━━ EXCERPTED RECORDS
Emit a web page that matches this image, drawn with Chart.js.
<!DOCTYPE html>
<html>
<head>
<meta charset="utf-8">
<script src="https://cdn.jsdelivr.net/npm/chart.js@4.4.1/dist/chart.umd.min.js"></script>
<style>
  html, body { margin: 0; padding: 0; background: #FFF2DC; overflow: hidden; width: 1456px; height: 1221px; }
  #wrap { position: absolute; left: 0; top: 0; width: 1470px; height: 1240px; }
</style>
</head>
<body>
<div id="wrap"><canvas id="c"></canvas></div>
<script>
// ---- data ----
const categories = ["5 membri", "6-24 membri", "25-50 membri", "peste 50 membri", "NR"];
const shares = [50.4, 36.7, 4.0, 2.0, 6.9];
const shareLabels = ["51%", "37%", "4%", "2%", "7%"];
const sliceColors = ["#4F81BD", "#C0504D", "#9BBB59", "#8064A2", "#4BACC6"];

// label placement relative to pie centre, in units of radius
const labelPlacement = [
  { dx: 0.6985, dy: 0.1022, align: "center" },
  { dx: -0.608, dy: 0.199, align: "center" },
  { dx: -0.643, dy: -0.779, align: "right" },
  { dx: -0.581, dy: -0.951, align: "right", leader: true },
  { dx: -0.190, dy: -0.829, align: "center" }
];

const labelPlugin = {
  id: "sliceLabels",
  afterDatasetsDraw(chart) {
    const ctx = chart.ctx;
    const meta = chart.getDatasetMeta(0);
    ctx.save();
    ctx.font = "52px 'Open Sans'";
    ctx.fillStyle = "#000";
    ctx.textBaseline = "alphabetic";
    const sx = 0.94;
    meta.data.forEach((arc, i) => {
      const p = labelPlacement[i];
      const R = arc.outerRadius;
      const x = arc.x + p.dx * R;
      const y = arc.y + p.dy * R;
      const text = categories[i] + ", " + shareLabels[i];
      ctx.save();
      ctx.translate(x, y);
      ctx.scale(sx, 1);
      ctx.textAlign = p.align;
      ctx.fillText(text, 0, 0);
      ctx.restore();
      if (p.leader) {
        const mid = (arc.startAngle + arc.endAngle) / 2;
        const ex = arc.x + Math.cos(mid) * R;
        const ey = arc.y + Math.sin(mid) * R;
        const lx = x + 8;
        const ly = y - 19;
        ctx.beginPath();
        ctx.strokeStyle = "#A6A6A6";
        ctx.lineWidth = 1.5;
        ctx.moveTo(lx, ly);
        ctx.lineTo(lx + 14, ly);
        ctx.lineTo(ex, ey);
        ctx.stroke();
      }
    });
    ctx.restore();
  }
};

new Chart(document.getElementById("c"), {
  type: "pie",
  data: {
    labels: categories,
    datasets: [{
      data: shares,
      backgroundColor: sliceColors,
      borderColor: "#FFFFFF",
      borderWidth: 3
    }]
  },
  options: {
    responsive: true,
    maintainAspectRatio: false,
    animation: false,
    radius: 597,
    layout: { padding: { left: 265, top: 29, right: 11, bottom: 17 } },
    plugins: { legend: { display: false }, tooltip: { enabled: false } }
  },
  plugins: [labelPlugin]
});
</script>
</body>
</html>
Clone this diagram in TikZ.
━━━━
Quote the entire listing above exactly.

• [TASK RESULT]
Emit a web page that matches this image, drawn with Chart.js.
<!DOCTYPE html>
<html>
<head>
<meta charset="utf-8">
<script src="https://cdn.jsdelivr.net/npm/chart.js@4.4.1/dist/chart.umd.min.js"></script>
<style>
  html, body { margin: 0; padding: 0; background: #FFF2DC; overflow: hidden; width: 1456px; height: 1221px; }
  #wrap { position: absolute; left: 0; top: 0; width: 1470px; height: 1240px; }
</style>
</head>
<body>
<div id="wrap"><canvas id="c"></canvas></div>
<script>
// ---- data ----
const categories = ["5 membri", "6-24 membri", "25-50 membri", "peste 50 membri", "NR"];
const shares = [50.4, 36.7, 4.0, 2.0, 6.9];
const shareLabels = ["51%", "37%", "4%", "2%", "7%"];
const sliceColors = ["#4F81BD", "#C0504D", "#9BBB59", "#8064A2", "#4BACC6"];

// label placement relative to pie centre, in units of radius
const labelPlacement = [
  { dx: 0.6985, dy: 0.1022, align: "center" },
  { dx: -0.608, dy: 0.199, align: "center" },
  { dx: -0.643, dy: -0.779, align: "right" },
  { dx: -0.581, dy: -0.951, align: "right", leader: true },
  { dx: -0.190, dy: -0.829, align: "center" }
];

const labelPlugin = {
  id: "sliceLabels",
  afterDatasetsDraw(chart) {
    const ctx = chart.ctx;
    const meta = chart.getDatasetMeta(0);
    ctx.save();
    ctx.font = "52px 'Open Sans'";
    ctx.fillStyle = "#000";
    ctx.textBaseline = "alphabetic";
    const sx = 0.94;
    meta.data.forEach((arc, i) => {
      const p = labelPlacement[i];
      const R = arc.outerRadius;
      const x = arc.x + p.dx * R;
      const y = arc.y + p.dy * R;
      const text = categories[i] + ", " + shareLabels[i];
      ctx.save();
      ctx.translate(x, y);
      ctx.scale(sx, 1);
      ctx.textAlign = p.align;
      ctx.fillText(text, 0, 0);
      ctx.restore();
      if (p.leader) {
        const mid = (arc.startAngle + arc.endAngle) / 2;
        const ex = arc.x + Math.cos(mid) * R;
        const ey = arc.y + Math.sin(mid) * R;
        const lx = x + 8;
        const ly = y - 19;
        ctx.beginPath();
        ctx.strokeStyle = "#A6A6A6";
        ctx.lineWidth = 1.5;
        ctx.moveTo(lx, ly);
        ctx.lineTo(lx + 14, ly);
        ctx.lineTo(ex, ey);
        ctx.stroke();
      }
    });
    ctx.restore();
  }
};

new Chart(document.getElementById("c"), {
  type: "pie",
  data: {
    labels: categories,
    datasets: [{
      data: shares,
      backgroundColor: sliceColors,
      borderColor: "#FFFFFF",
      borderWidth: 3
    }]
  },
  options: {
    responsive: true,
    maintainAspectRatio: false,
    animation: false,
    radius: 597,
    layout: { padding: { left: 265, top: 29, right: 11, bottom: 17 } },
    plugins: { legend: { display: false }, tooltip: { enabled: false } }
  },
  plugins: [labelPlugin]
});
</script>
</body>
</html>
Clone this diagram in TikZ.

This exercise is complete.